Han-Han daesajeon is the generic term for Korean hanja-to-hangul dictionaries. There are several such dictionaries from different publishers. The most comprehensive one, published by Dankook University Publishing, contains 53,667 Chinese characters and 420,269 compound words. This dictionary was a project of the Dankook University Institute of Oriental Studies, which started in June 1977 and was completed 28 October 2008, and cost 31 billion KRW, or US$25 million. The dictionary comprises 16 volumes (including an index volume) totalling over 20,000 pages.

In addition to the Han-Han Daesajeon, in 1966, Dankook University completed the "Dictionary of Korean Chinese Characters." Composed of 4 volumes with more than 4,410 pages, this dictionary "catalogs Chinese characters made and used only by our Korean ancestors (182 characters) as well as examples of Chinese words with Korean usages (84,000 words)."

==History==
With no Chinese dictionaries with Korean translations, most Korean scholars were resigned to relying on Chinese dictionaries in foreign languages to interpret original Chinese texts. Dr. Choong-sik Chang, the president of Dankook University, brought Lee Hee-seung, the leading authority on Korean literature, to head Dankook's Institute of Oriental Studies. Scholars were invited as advisers in 1977 and as editors to start compilation in 1978. Initially, the university foundation turned down the project after financial difficulties, and concerned senior scholars tried to dissuade Chang from compiling the dictionary. In 2009, Dankook University presented the first complete edition of the Han-Han Daesajeon, or the "Great Chinese-Korean Dictionary". 200,000 people worked on the dictionary for 132,800 days, and scholars at Dankook continue to revise and add footnotes to the dictionary. The scale of the existing large Chinese character dictionaries of other countries is as follows: (Dankook University News cross reference)

- Comprehensive Dictionary of Chinese Words: 23,000 characters, 370,000 words, published in China
- Encyclopedic Dictionary of the Chinese Language: 50,000 characters, 400,000 words, published in Taiwan
- The Great Chinese–Japanese Dictionary (大漢和辞典): 50,305 characters, 540,000 words
- Great Compendium of Chinese Characters (汉语大字典) (Second Edition): 60,370 characters

==Others==
Classical Chinese character dictionaries are an essential tool for accessing and understanding traditional humanities with a foundation in Chinese literature, not only in Chinese-speaking world but also in Korea, Japan and Vietnam. The first notable effort to compile a comprehensive classical Chinese character dictionary was made by Tetsuji Morohashi (1883–1982), a Japanese scholar. Tetsuji recognized the need and grew determined to compile a Chinese–Japanese Dictionary while studying abroad in China. Despite his manuscripts being burned in a fire during World War II, his publisher going bankrupt, and numerous other setbacks, after 32 years of collaborative work, the Dai Kan-Wa Jiten or "Great Chinese–Japanese Dictionary" was finally completed.

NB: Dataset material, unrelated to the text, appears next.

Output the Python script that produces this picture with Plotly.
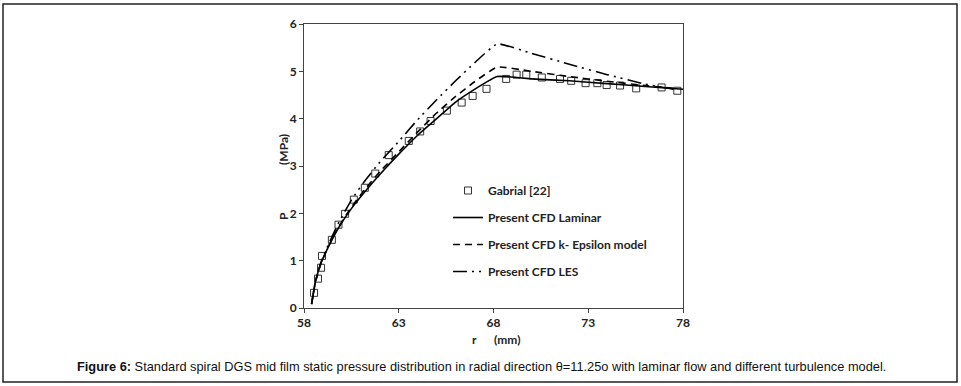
import plotly.graph_objects as go

# Experimental data (Gabrial [22])
exp_r = [58.53, 58.74, 58.90, 58.95, 59.47, 59.82, 60.17, 60.63, 61.21, 61.76,
         62.47, 63.53, 64.13, 64.68, 65.54, 66.32, 66.90, 67.63, 68.67, 69.22,
         69.73, 70.55, 71.51, 72.10, 72.86, 73.48, 73.97, 74.68, 75.53, 76.87, 77.70]
exp_p = [0.32, 0.62, 0.85, 1.10, 1.44, 1.76, 1.99, 2.29, 2.54, 2.84,
         3.23, 3.53, 3.73, 3.95, 4.17, 4.34, 4.48, 4.63, 4.84, 4.93,
         4.93, 4.87, 4.84, 4.80, 4.75, 4.75, 4.71, 4.70, 4.64, 4.66, 4.59]

# CFD Laminar
lam_r = [58.4, 58.6, 58.9, 59.3, 59.8, 60.5, 61.2, 62.0, 63.0, 64.0, 65.0, 66.0, 67.0, 68.2, 70.0, 72.0, 74.0, 76.0, 78.0]
lam_p = [0.08, 0.55, 0.95, 1.30, 1.68, 2.10, 2.45, 2.82, 3.25, 3.65, 4.00, 4.35, 4.62, 4.89, 4.84, 4.80, 4.74, 4.68, 4.62]

# CFD k-Epsilon
ke_r = [58.4, 58.6, 58.9, 59.3, 59.8, 60.5, 61.2, 62.0, 63.0, 64.0, 65.0, 66.0, 67.0, 68.2, 70.0, 72.0, 74.0, 76.0, 77.5]
ke_p = [0.08, 0.55, 0.95, 1.31, 1.70, 2.13, 2.50, 2.88, 3.30, 3.72, 4.12, 4.47, 4.78, 5.09, 5.00, 4.89, 4.79, 4.70, 4.64]

# CFD LES
les_r = [58.4, 58.6, 58.9, 59.3, 59.8, 60.5, 61.2, 62.0, 63.0, 64.0, 65.0, 66.0, 67.0, 68.2, 70.0, 72.0, 74.0, 76.0, 77.5]
les_p = [0.08, 0.55, 0.97, 1.35, 1.78, 2.28, 2.68, 3.08, 3.52, 3.98, 4.40, 4.80, 5.18, 5.58, 5.38, 5.15, 4.93, 4.73, 4.62]

x_ticks = [58, 63, 68, 73, 78]
y_ticks = [0, 1, 2, 3, 4, 5, 6]

caption = ("<b>Figure 6:</b> Standard spiral DGS mid film static pressure distribution in radial "
           "direction \u03b8=11.25o with laminar flow and different turbulence model.")

W, H = 961, 386
L, R, T, B = 304, 683, 24, 308


def px(x):
    return (x - L) / (R - L)


def py(y):
    return (B - y) / (B - T)


fig = go.Figure()
fig.add_trace(go.Scatter(x=exp_r, y=exp_p, mode="markers", name="Gabrial [22]",
                         legendgroup="a",
                         marker=dict(symbol="square-open", size=7, color="#333",
                                     line=dict(width=1, color="#333"))))
fig.add_trace(go.Scatter(x=lam_r, y=lam_p, mode="lines", name="Present CFD Laminar",
                         legendgroup="b", line=dict(color="black", width=1.6, shape="spline", smoothing=0.4)))
fig.add_trace(go.Scatter(x=ke_r, y=ke_p, mode="lines", name="Present CFD k- Epsilon model",
                         legendgroup="c",
                         line=dict(color="black", width=1.6, dash="7px,5px", shape="spline", smoothing=0.4)))
fig.add_trace(go.Scatter(x=les_r, y=les_p, mode="lines", name="Present CFD LES",
                         legendgroup="d",
                         line=dict(color="black", width=1.6, dash="14px,5px,2px,5px,2px,5px",
                                   shape="spline", smoothing=0.4)))

tick_font = dict(family="Lato", size=12, color="#222", weight="bold")
lab_font = dict(family="Lato", size=12, color="#222", weight="bold")

fig.update_layout(
    width=W, height=H,
    margin=dict(l=L, r=W - R, t=T, b=H - B, pad=0),
    paper_bgcolor="white", plot_bgcolor="white",
    showlegend=True,
    legend=dict(x=px(448), y=py(176), xanchor="left", yanchor="top",
                bgcolor="rgba(0,0,0,0)", tracegroupgap=8,
                font=lab_font),
    xaxis=dict(range=[58, 78], tickvals=x_ticks, ticktext=[str(v) for v in x_ticks],
               showgrid=False, zeroline=False, showline=True, linecolor="#444", linewidth=1,
               mirror=True, ticks="outside", ticklen=4, tickcolor="#444",
               tickfont=tick_font),
    yaxis=dict(range=[0, 6], tickvals=y_ticks, ticktext=[str(v) for v in y_ticks],
               showgrid=False, zeroline=False, showline=True, linecolor="#444", linewidth=1,
               mirror=True, ticks="outside", ticklen=4, tickcolor="#444",
               tickfont=tick_font),
    font=dict(family="Lato"),
)

# axis titles (split to reproduce the wide gaps)
fig.add_annotation(xref="paper", yref="paper", x=px(283), y=py(216), xanchor="center", yanchor="middle",
                   text="P", textangle=-90, showarrow=False, font=lab_font)
fig.add_annotation(xref="paper", yref="paper", x=px(283), y=py(150), xanchor="center", yanchor="middle",
                   text="(MPa)", textangle=-90, showarrow=False, font=lab_font)
fig.add_annotation(xref="paper", yref="paper", x=px(474), y=py(339), xanchor="center", yanchor="middle",
                   text="r", showarrow=False, font=lab_font)
fig.add_annotation(xref="paper", yref="paper", x=px(507), y=py(339), xanchor="center", yanchor="middle",
                   text="(mm)", showarrow=False, font=lab_font)
fig.add_annotation(xref="paper", yref="paper", x=px(481), y=py(366), xanchor="center", yanchor="middle",
                   text=caption, showarrow=False,
                   font=dict(family="Liberation Sans Narrow, Arial Narrow, Liberation Sans", size=12.8, color="#111"))

# outer frame
fig.add_shape(type="path", xref="paper", yref="paper",
              path="M {x0},{y0} L {x1},{y0} L {x1},{y1} L {x0},{y1} Z".format(
                  x0=px(3), x1=px(957), y0=py(4), y1=py(382)),
              line=dict(color="#222", width=1.5))

fig.write_html("out.html", config={"displayModeBar": False},
               post_script="document.body.style.margin='0';")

Taiwan's Defense Committee followed suit with a 10-year effort, along with the Academia Sinica, to complete the Zhongwen Da Cidian, or "Encyclopedic Dictionary of the Chinese Language." In 1975, China also made the compilation of a Chinese character dictionary a national project. Collaboration attracted the participation of 43 universities, as well as numerous research centers and scholars nationwide, yielding the 12 volume Hanyu Da Cidian or "Comprehensive Dictionary of Chinese Words" in 1993.